LONDON: Apple and Google have pledged changes to ensure fairness in their app stores, the UK competition watchdog said Tuesday, describing it as “first steps” under its tougher regulation of technology giants.
The Competition and Markets Authority placed the two companies under “strategic market status” last year, giving it powers to impose stricter rules on their mobile platforms.
Apple and Google have submitted packages of commitments to improve fairness and transparency in their app stores, which the CMA is now consulting market participants on.
The proposals cover data collection, how apps are reviewed and ranked and improved access to their mobile operating systems.
They aim to prevent Apple and Google from giving priority to their own apps and to ensure businesses receive fairer terms for delivering apps to customers, including better access to tools to compete with services like the Apple digital wallet.

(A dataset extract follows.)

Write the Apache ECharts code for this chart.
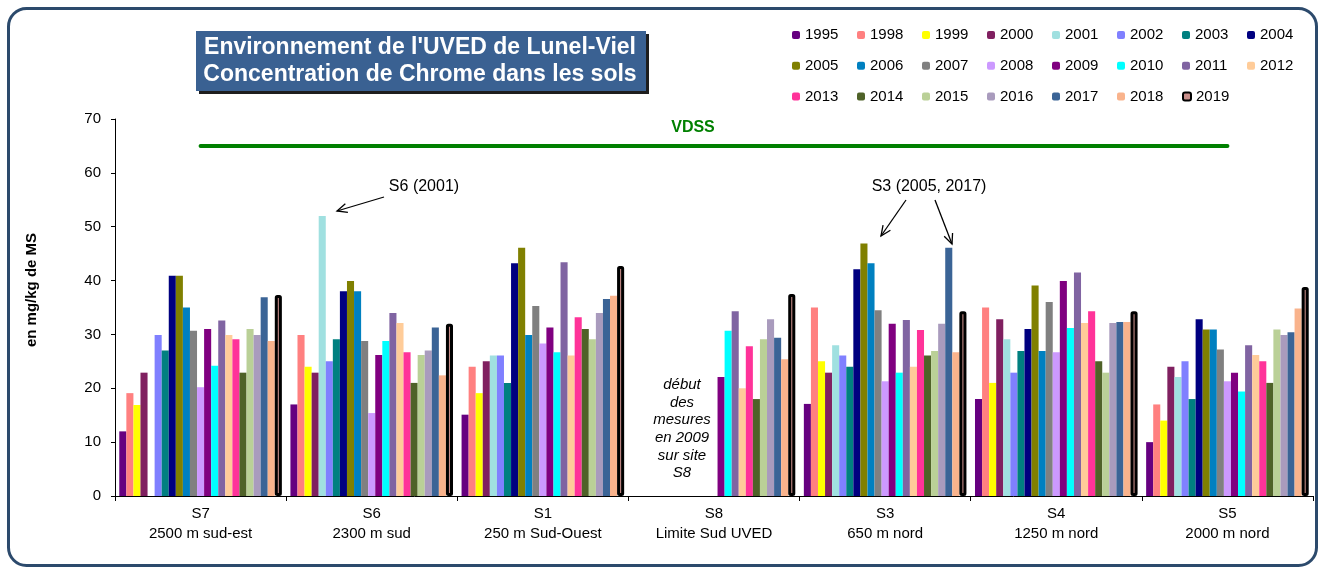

“These are important first steps while we continue to work on a broad range of additional measures to improve Apple and Google’s app store services in the UK,” said CMA chief executive Sarah Cardell.
The commitments mark the first changes proposed by US tech giants in response to the UK’s digital markets regulation, which came into force last year.
The UK framework is similar to a tech competition law from the European Union, the Digital Markets Act, which carries the potential for hefty financial penalties.
“The commitments announced today allow Apple to continue advancing important privacy and security innovations for users and great opportunities for developers,” an Apple spokesperson said.
The CMA in October found that Apple and Google held an “effective duopoly,” with around 90 to 100 percent of UK mobile services running on their platforms.
A Google spokesperson said existing practices in its Play online store are “fair, objective and transparent.”
“We welcome the opportunity to resolve the CMA’s concerns collaboratively,” they added.
The changes are set to take effect in April, subject to the outcome of a market consultation.